[Data extract start]

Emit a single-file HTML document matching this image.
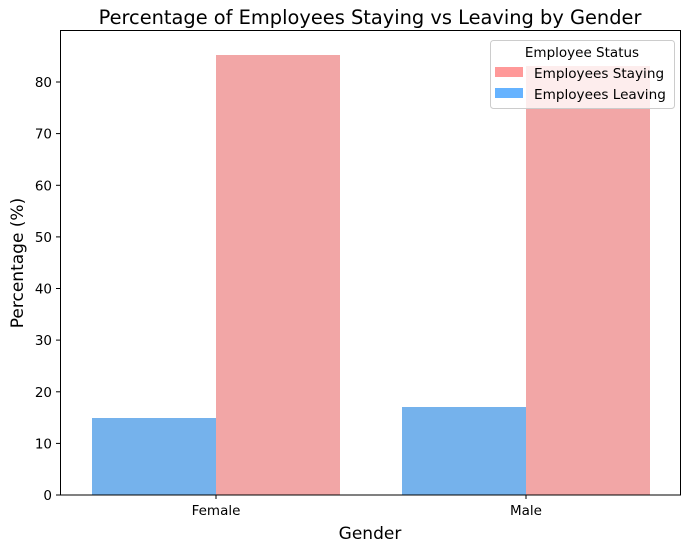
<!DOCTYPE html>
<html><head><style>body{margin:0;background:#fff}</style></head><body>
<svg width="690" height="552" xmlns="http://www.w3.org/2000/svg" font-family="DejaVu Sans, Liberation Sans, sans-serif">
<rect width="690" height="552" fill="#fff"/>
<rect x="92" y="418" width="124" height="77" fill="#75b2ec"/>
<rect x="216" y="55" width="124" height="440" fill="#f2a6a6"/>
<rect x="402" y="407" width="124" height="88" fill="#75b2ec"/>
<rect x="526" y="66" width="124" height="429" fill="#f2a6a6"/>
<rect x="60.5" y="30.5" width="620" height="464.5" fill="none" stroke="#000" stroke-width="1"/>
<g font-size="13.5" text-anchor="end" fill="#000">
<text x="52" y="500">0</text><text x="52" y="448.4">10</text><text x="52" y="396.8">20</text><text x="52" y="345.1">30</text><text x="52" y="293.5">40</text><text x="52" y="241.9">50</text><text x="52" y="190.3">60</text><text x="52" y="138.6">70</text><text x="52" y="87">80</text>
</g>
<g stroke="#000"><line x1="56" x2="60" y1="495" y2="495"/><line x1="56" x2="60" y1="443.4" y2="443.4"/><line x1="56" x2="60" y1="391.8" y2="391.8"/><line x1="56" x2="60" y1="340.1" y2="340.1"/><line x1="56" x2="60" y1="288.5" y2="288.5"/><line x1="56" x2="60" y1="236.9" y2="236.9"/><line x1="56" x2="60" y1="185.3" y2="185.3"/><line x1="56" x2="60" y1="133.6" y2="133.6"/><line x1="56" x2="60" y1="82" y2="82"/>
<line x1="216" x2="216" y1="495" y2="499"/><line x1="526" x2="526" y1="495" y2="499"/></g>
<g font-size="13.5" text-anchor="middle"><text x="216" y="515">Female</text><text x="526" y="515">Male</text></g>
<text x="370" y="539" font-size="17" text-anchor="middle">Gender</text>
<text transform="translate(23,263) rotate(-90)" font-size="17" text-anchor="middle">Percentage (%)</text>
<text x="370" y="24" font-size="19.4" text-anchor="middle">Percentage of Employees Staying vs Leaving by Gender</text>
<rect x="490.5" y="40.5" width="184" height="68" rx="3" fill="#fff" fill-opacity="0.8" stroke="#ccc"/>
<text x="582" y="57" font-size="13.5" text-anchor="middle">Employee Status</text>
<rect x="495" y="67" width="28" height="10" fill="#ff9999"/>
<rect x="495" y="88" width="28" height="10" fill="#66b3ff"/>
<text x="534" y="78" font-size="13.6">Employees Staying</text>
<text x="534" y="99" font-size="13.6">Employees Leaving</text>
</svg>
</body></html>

[Data extract end]

- Exercise aim -
Copy out each line exactly, without the pictures.

- Response -
Emit a single-file HTML document matching this image.
<!DOCTYPE html>
<html><head><style>body{margin:0;background:#fff}</style></head><body>
<svg width="690" height="552" xmlns="http://www.w3.org/2000/svg" font-family="DejaVu Sans, Liberation Sans, sans-serif">
<rect width="690" height="552" fill="#fff"/>
<rect x="92" y="418" width="124" height="77" fill="#75b2ec"/>
<rect x="216" y="55" width="124" height="440" fill="#f2a6a6"/>
<rect x="402" y="407" width="124" height="88" fill="#75b2ec"/>
<rect x="526" y="66" width="124" height="429" fill="#f2a6a6"/>
<rect x="60.5" y="30.5" width="620" height="464.5" fill="none" stroke="#000" stroke-width="1"/>
<g font-size="13.5" text-anchor="end" fill="#000">
<text x="52" y="500">0</text><text x="52" y="448.4">10</text><text x="52" y="396.8">20</text><text x="52" y="345.1">30</text><text x="52" y="293.5">40</text><text x="52" y="241.9">50</text><text x="52" y="190.3">60</text><text x="52" y="138.6">70</text><text x="52" y="87">80</text>
</g>
<g stroke="#000"><line x1="56" x2="60" y1="495" y2="495"/><line x1="56" x2="60" y1="443.4" y2="443.4"/><line x1="56" x2="60" y1="391.8" y2="391.8"/><line x1="56" x2="60" y1="340.1" y2="340.1"/><line x1="56" x2="60" y1="288.5" y2="288.5"/><line x1="56" x2="60" y1="236.9" y2="236.9"/><line x1="56" x2="60" y1="185.3" y2="185.3"/><line x1="56" x2="60" y1="133.6" y2="133.6"/><line x1="56" x2="60" y1="82" y2="82"/>
<line x1="216" x2="216" y1="495" y2="499"/><line x1="526" x2="526" y1="495" y2="499"/></g>
<g font-size="13.5" text-anchor="middle"><text x="216" y="515">Female</text><text x="526" y="515">Male</text></g>
<text x="370" y="539" font-size="17" text-anchor="middle">Gender</text>
<text transform="translate(23,263) rotate(-90)" font-size="17" text-anchor="middle">Percentage (%)</text>
<text x="370" y="24" font-size="19.4" text-anchor="middle">Percentage of Employees Staying vs Leaving by Gender</text>
<rect x="490.5" y="40.5" width="184" height="68" rx="3" fill="#fff" fill-opacity="0.8" stroke="#ccc"/>
<text x="582" y="57" font-size="13.5" text-anchor="middle">Employee Status</text>
<rect x="495" y="67" width="28" height="10" fill="#ff9999"/>
<rect x="495" y="88" width="28" height="10" fill="#66b3ff"/>
<text x="534" y="78" font-size="13.6">Employees Staying</text>
<text x="534" y="99" font-size="13.6">Employees Leaving</text>
</svg>
</body></html>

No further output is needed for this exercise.